__WHAT YOU NEED TO DO__: Pictures stay out of this copy, which runs from the first line of the material through the line containing "import plotly.graph_objects as go".
=== AVAILABLE DATA ===
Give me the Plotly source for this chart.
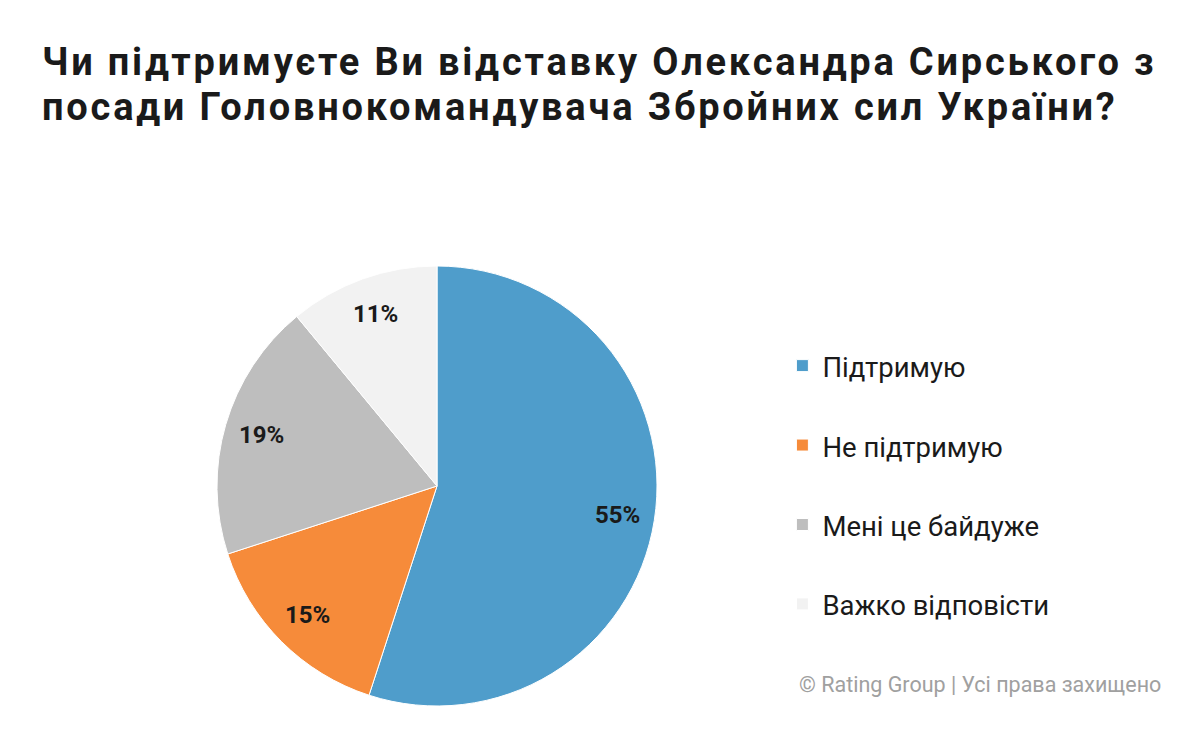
import math
import plotly.graph_objects as go

labels = ["Підтримую", "Не підтримую", "Мені це байдуже", "Важко відповісти"]
values = [55, 15, 19, 11]
colors = ["#4F9DCB", "#F68B3A", "#BEBEBE", "#F2F2F2"]
title_lines = ["Чи підтримуєте Ви відставку Олександра Сирського з",
               "посади Головнокомандувача Збройних сил України?"]
credit = "© Rating Group | Усі права захищено"

W, H = 1200, 738
cx, cy, r = 437, 486, 220

legend_labels = ["<span style='font-size:27.5px'>%s</span><br> " % l for l in labels]

fig = go.Figure(go.Pie(
    labels=legend_labels,
    values=values,
    sort=False,
    direction="clockwise",
    rotation=0,
    marker=dict(colors=colors, line=dict(color="#FFFFFF", width=1)),
    textinfo="none",
    hoverinfo="skip",
    domain=dict(x=[(cx - r) / W, (cx + r) / W], y=[1 - (cy + r) / H, 1 - (cy - r) / H]),
))

fig.update_layout(
    width=W, height=H,
    margin=dict(l=0, r=0, t=0, b=0),
    paper_bgcolor="#FFFFFF",
    plot_bgcolor="#FFFFFF",
    font=dict(family="Roboto", color="#1A1A1A"),
    showlegend=True,
    legend=dict(
        x=0.652, y=1 - 340 / H, xanchor="left", yanchor="top",
        font=dict(family="Roboto", size=29.4, color="#1A1A1A"),
        valign="top",
        bgcolor="rgba(0,0,0,0)",
    ),
)

# percentage labels placed at each slice's mid-angle (derived from the values)
total = sum(values)
cum = 0
for v in values:
    mid = (cum + v / 2) / total * 2 * math.pi
    cum += v
    rr = 0.83 * r
    px = cx + rr * math.sin(mid)
    py = cy - rr * math.cos(mid)
    fig.add_annotation(
        text="<b>%d%%</b>" % round(v / total * 100), x=px / W, y=1 - py / H,
        xref="paper", yref="paper", xanchor="center", yanchor="middle",
        showarrow=False, font=dict(family="Roboto", size=24, color="#1A1A1A"),
    )

for i, line in enumerate(title_lines):
    fig.add_annotation(
        text="<b><span style='letter-spacing:2.8px'>%s</span></b>" % line, x=40 / W, y=1 - (62 + 45 * i) / H,
        xref="paper", yref="paper", xanchor="left", yanchor="middle",
        showarrow=False, font=dict(family="Roboto", size=38, color="#1A1A1A"),
    )

fig.add_annotation(
    text=credit, x=1163 / W, y=1 - 684 / H, xref="paper", yref="paper",
    xanchor="right", yanchor="middle", showarrow=False,
    font=dict(family="Roboto", size=21.5, color="#A0A0A0"),
)

fig.write_html("out.html")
===
__WRITTEN RESPONSE__:
Give me the Plotly source for this chart.
import math
import plotly.graph_objects as go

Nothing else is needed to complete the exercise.